The rally was called by Philly Educators for Palestine, which was organized over the last few months after the School District of Philadelphia (SDP) failed to protect students and staff advocating for education about Palestine and for an end to [the] genocide in Gaza. A flash point came in February when the SDP decided to remove a student video podcast about Palestinian art that was part of a broader project on how Indigenous people use art as an act of resistance to oppression.

After the podcast was shared at an assembly in Northeast High School, a teacher who opposed the project shared photos of the students online, exposing them to doxing and other threats. Keziah Ridgeway, the teacher who developed the broader project about art and Indigenous peoples, has also received threats.
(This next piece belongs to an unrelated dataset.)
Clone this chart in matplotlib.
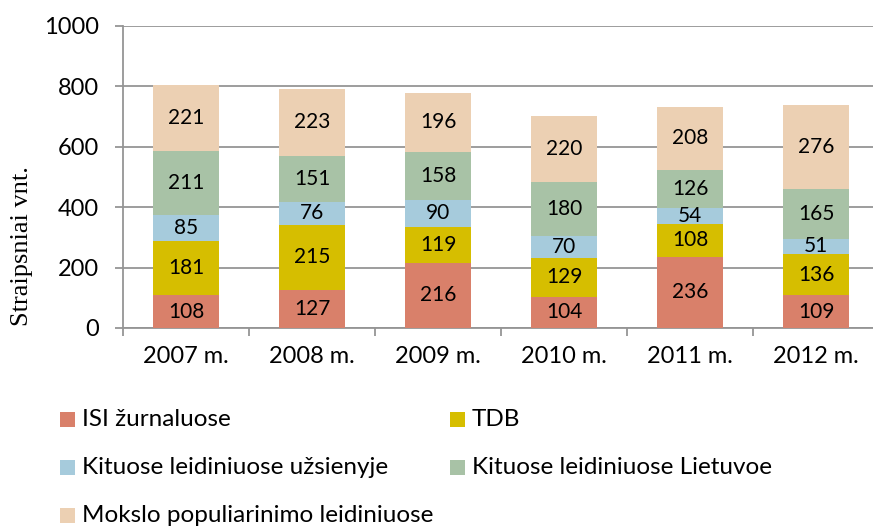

About 100 activists were able to crowd into the closed-door monthly Board of Education meeting to demand that the board and Superintendent Tony Watlington address their concerns that the district censored the student project.

Speaking at the meeting, Hazel Heiko, a student at Northeast High School student, told the board: “You cannot continue to not allow us to speak about genocide. We see the reality on our phones. All of us have access to it. And that does not stop even though you are not allowing us to talk about it in school.

Heiko concluded: “We will not always be in school. We will not always be young. We need to learn now when we have the opportunity to talk about uncomfortable things.” (Chalkbeat Philadelphia, May 30)

Even though the Board restricted admission to the meeting, demonstrators gathered outside the room and in a spill-over space kept up steady chants in support of Palestine throughout the meeting.